Material provided:
-*-

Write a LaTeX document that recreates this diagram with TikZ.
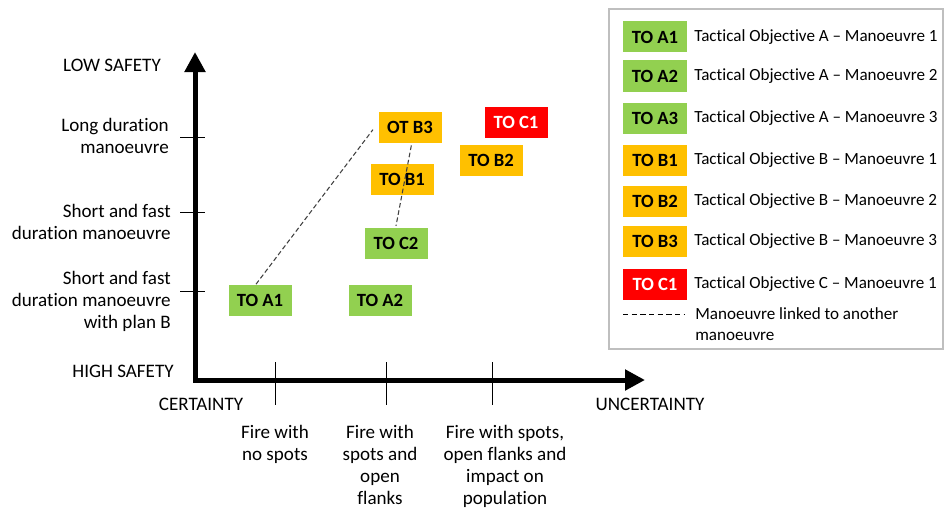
\documentclass[tikz,border=0pt]{standalone}
\usepackage{fontspec}
\setmainfont{Carlito}[Ligatures=NoCommon]
\usetikzlibrary{arrows.meta}
\definecolor{togreen}{HTML}{92D050}
\definecolor{toorange}{HTML}{FFC000}
\definecolor{tored}{HTML}{FF0000}
\definecolor{legframe}{HTML}{BFBFBF}
\definecolor{linkgray}{HTML}{404040}
\tikzset{
  tobox/.style={minimum width=47.25pt, minimum height=23.25pt, inner sep=0pt,
    font=\bfseries\fontsize{14}{16}\selectfont},
  ga/.style={tobox, fill=togreen},
  gb/.style={tobox, fill=toorange},
  gc/.style={tobox, fill=tored, text=white},
  axislbl/.style={inner sep=0pt, font=\fontsize{14.3}{16.5}\selectfont},
  leglbl/.style={inner sep=0pt, anchor=west, font=\fontsize{12.8}{15.75}\selectfont},
  tick/.style={line width=0.75pt},
  link/.style={linkgray, line width=0.8pt, dash pattern=on 3.5pt off 2pt},
}
\begin{document}
\begin{tikzpicture}[x=0.75pt,y=-0.75pt]
\useasboundingbox (0,0) rectangle (944,510);

% axes
\coordinate (ytop) at (195,52);
\coordinate (origin) at (195,380);
\coordinate (xend) at (645,380);
\draw[line width=3.75pt, miter limit=10,
  {Triangle[width=15pt,length=15pt]}-{Triangle[width=15pt,length=15pt]}]
  (ytop) -- (origin) -- (xend);

% ticks on the vertical axis
\foreach \ty in {137,212,291}
  \draw[tick] (180,\ty) -- (205,\ty);
% ticks on the horizontal axis
\foreach \tx in {275,386,492}
  \draw[tick] (\tx,362) -- (\tx,405);

% vertical axis labels
\node[axislbl] (lowsafe) at (112,65) {LOW SAFETY};
\node[axislbl, anchor=east, align=right] (longdur) at (169,136) {Long duration\\manoeuvre};
\node[axislbl, anchor=east, align=right] (shortdur) at (171,222) {Short and fast\\duration manoeuvre};
\node[axislbl, anchor=east, align=right] (planb) at (171,301) {Short and fast\\duration manoeuvre\\with plan B};
\node[axislbl] (highsafe) at (123,371) {HIGH SAFETY};

% horizontal axis labels
\node[axislbl] (cert) at (201,404) {CERTAINTY};
\node[axislbl] (uncert) at (650,404) {UNCERTAINTY};
\node[axislbl, anchor=north, align=center] (nospots) at (275,425) {Fire with\\no spots};
\node[axislbl, anchor=north, align=center] (spots) at (380,425) {Fire with\\spots and\\open\\flanks};
\node[axislbl, anchor=north, align=center] (impact) at (505,425) {Fire with spots,\\open flanks and\\impact on\\population};

% manoeuvres
\node[ga] (a1) at (260,300) {TO A1};
\node[ga] (a2) at (380,300) {TO A2};
\node[gb] (b3) at (410,127) {OT B3};
\node[gc] (c1) at (516,122) {TO C1};
\node[gb] (b2) at (491,160) {TO B2};
\node[gb] (b1) at (402,179) {TO B1};
\node[ga] (c2) at (396,243) {TO C2};

% links between manoeuvres
\draw[link] ([xshift=-3pt]a1.north) -- ([xshift=-4pt,yshift=-2pt]b3.west);
\draw[link] ([xshift=1pt,yshift=-2pt]b3.south) -- ([yshift=1pt]c2.north);

% legend
\draw[legframe, line width=0.9pt] (609,9) rectangle (943,349);
\node[ga, minimum width=48pt] (la1) at (655,37) {TO A1};
\node[ga, minimum width=48pt] (la2) at (655,76) {TO A2};
\node[ga, minimum width=48pt] (la3) at (655,118) {TO A3};
\node[gb, minimum width=48pt] (lb1) at (655,160) {TO B1};
\node[gb, minimum width=48pt] (lb2) at (655,201) {TO B2};
\node[gb, minimum width=48pt] (lb3) at (655,241) {TO B3};
\node[gc, minimum width=48pt] (lc1) at (655,284) {TO C1};
\node[leglbl] (ta1) at (694,37) {Tactical Objective A – Manoeuvre 1};
\node[leglbl] (ta2) at (694,76) {Tactical Objective A – Manoeuvre 2};
\node[leglbl] (ta3) at (694,118) {Tactical Objective A – Manoeuvre 3};
\node[leglbl] (tb1) at (694,160) {Tactical Objective B – Manoeuvre 1};
\node[leglbl] (tb2) at (694,201) {Tactical Objective B – Manoeuvre 2};
\node[leglbl] (tb3) at (694,241) {Tactical Objective B – Manoeuvre 3};
\node[leglbl] (tc1) at (694,284) {Tactical Objective C – Manoeuvre 1};
\coordinate (ldash1) at (623,314);
\coordinate (ldash2) at (685,314);
\draw[black, line width=0.75pt, dash pattern=on 4pt off 2.5pt] (ldash1) -- (ldash2);
\node[leglbl, align=left] (tlink) at (695,324.5) {Manoeuvre linked to another\\manoeuvre};
\end{tikzpicture}
\end{document}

-*-

What is needed: Output the data exactly. Pictures don't belong in the result.

Result of this exercise:
Write a LaTeX document that recreates this diagram with TikZ.
\documentclass[tikz,border=0pt]{standalone}
\usepackage{fontspec}
\setmainfont{Carlito}[Ligatures=NoCommon]
\usetikzlibrary{arrows.meta}
\definecolor{togreen}{HTML}{92D050}
\definecolor{toorange}{HTML}{FFC000}
\definecolor{tored}{HTML}{FF0000}
\definecolor{legframe}{HTML}{BFBFBF}
\definecolor{linkgray}{HTML}{404040}
\tikzset{
  tobox/.style={minimum width=47.25pt, minimum height=23.25pt, inner sep=0pt,
    font=\bfseries\fontsize{14}{16}\selectfont},
  ga/.style={tobox, fill=togreen},
  gb/.style={tobox, fill=toorange},
  gc/.style={tobox, fill=tored, text=white},
  axislbl/.style={inner sep=0pt, font=\fontsize{14.3}{16.5}\selectfont},
  leglbl/.style={inner sep=0pt, anchor=west, font=\fontsize{12.8}{15.75}\selectfont},
  tick/.style={line width=0.75pt},
  link/.style={linkgray, line width=0.8pt, dash pattern=on 3.5pt off 2pt},
}
\begin{document}
\begin{tikzpicture}[x=0.75pt,y=-0.75pt]
\useasboundingbox (0,0) rectangle (944,510);

% axes
\coordinate (ytop) at (195,52);
\coordinate (origin) at (195,380);
\coordinate (xend) at (645,380);
\draw[line width=3.75pt, miter limit=10,
  {Triangle[width=15pt,length=15pt]}-{Triangle[width=15pt,length=15pt]}]
  (ytop) -- (origin) -- (xend);

% ticks on the vertical axis
\foreach \ty in {137,212,291}
  \draw[tick] (180,\ty) -- (205,\ty);
% ticks on the horizontal axis
\foreach \tx in {275,386,492}
  \draw[tick] (\tx,362) -- (\tx,405);

% vertical axis labels
\node[axislbl] (lowsafe) at (112,65) {LOW SAFETY};
\node[axislbl, anchor=east, align=right] (longdur) at (169,136) {Long duration\\manoeuvre};
\node[axislbl, anchor=east, align=right] (shortdur) at (171,222) {Short and fast\\duration manoeuvre};
\node[axislbl, anchor=east, align=right] (planb) at (171,301) {Short and fast\\duration manoeuvre\\with plan B};
\node[axislbl] (highsafe) at (123,371) {HIGH SAFETY};

% horizontal axis labels
\node[axislbl] (cert) at (201,404) {CERTAINTY};
\node[axislbl] (uncert) at (650,404) {UNCERTAINTY};
\node[axislbl, anchor=north, align=center] (nospots) at (275,425) {Fire with\\no spots};
\node[axislbl, anchor=north, align=center] (spots) at (380,425) {Fire with\\spots and\\open\\flanks};
\node[axislbl, anchor=north, align=center] (impact) at (505,425) {Fire with spots,\\open flanks and\\impact on\\population};

% manoeuvres
\node[ga] (a1) at (260,300) {TO A1};
\node[ga] (a2) at (380,300) {TO A2};
\node[gb] (b3) at (410,127) {OT B3};
\node[gc] (c1) at (516,122) {TO C1};
\node[gb] (b2) at (491,160) {TO B2};
\node[gb] (b1) at (402,179) {TO B1};
\node[ga] (c2) at (396,243) {TO C2};

% links between manoeuvres
\draw[link] ([xshift=-3pt]a1.north) -- ([xshift=-4pt,yshift=-2pt]b3.west);
\draw[link] ([xshift=1pt,yshift=-2pt]b3.south) -- ([yshift=1pt]c2.north);

% legend
\draw[legframe, line width=0.9pt] (609,9) rectangle (943,349);
\node[ga, minimum width=48pt] (la1) at (655,37) {TO A1};
\node[ga, minimum width=48pt] (la2) at (655,76) {TO A2};
\node[ga, minimum width=48pt] (la3) at (655,118) {TO A3};
\node[gb, minimum width=48pt] (lb1) at (655,160) {TO B1};
\node[gb, minimum width=48pt] (lb2) at (655,201) {TO B2};
\node[gb, minimum width=48pt] (lb3) at (655,241) {TO B3};
\node[gc, minimum width=48pt] (lc1) at (655,284) {TO C1};
\node[leglbl] (ta1) at (694,37) {Tactical Objective A – Manoeuvre 1};
\node[leglbl] (ta2) at (694,76) {Tactical Objective A – Manoeuvre 2};
\node[leglbl] (ta3) at (694,118) {Tactical Objective A – Manoeuvre 3};
\node[leglbl] (tb1) at (694,160) {Tactical Objective B – Manoeuvre 1};
\node[leglbl] (tb2) at (694,201) {Tactical Objective B – Manoeuvre 2};
\node[leglbl] (tb3) at (694,241) {Tactical Objective B – Manoeuvre 3};
\node[leglbl] (tc1) at (694,284) {Tactical Objective C – Manoeuvre 1};
\coordinate (ldash1) at (623,314);
\coordinate (ldash2) at (685,314);
\draw[black, line width=0.75pt, dash pattern=on 4pt off 2.5pt] (ldash1) -- (ldash2);
\node[leglbl, align=left] (tlink) at (695,324.5) {Manoeuvre linked to another\\manoeuvre};
\end{tikzpicture}
\end{document}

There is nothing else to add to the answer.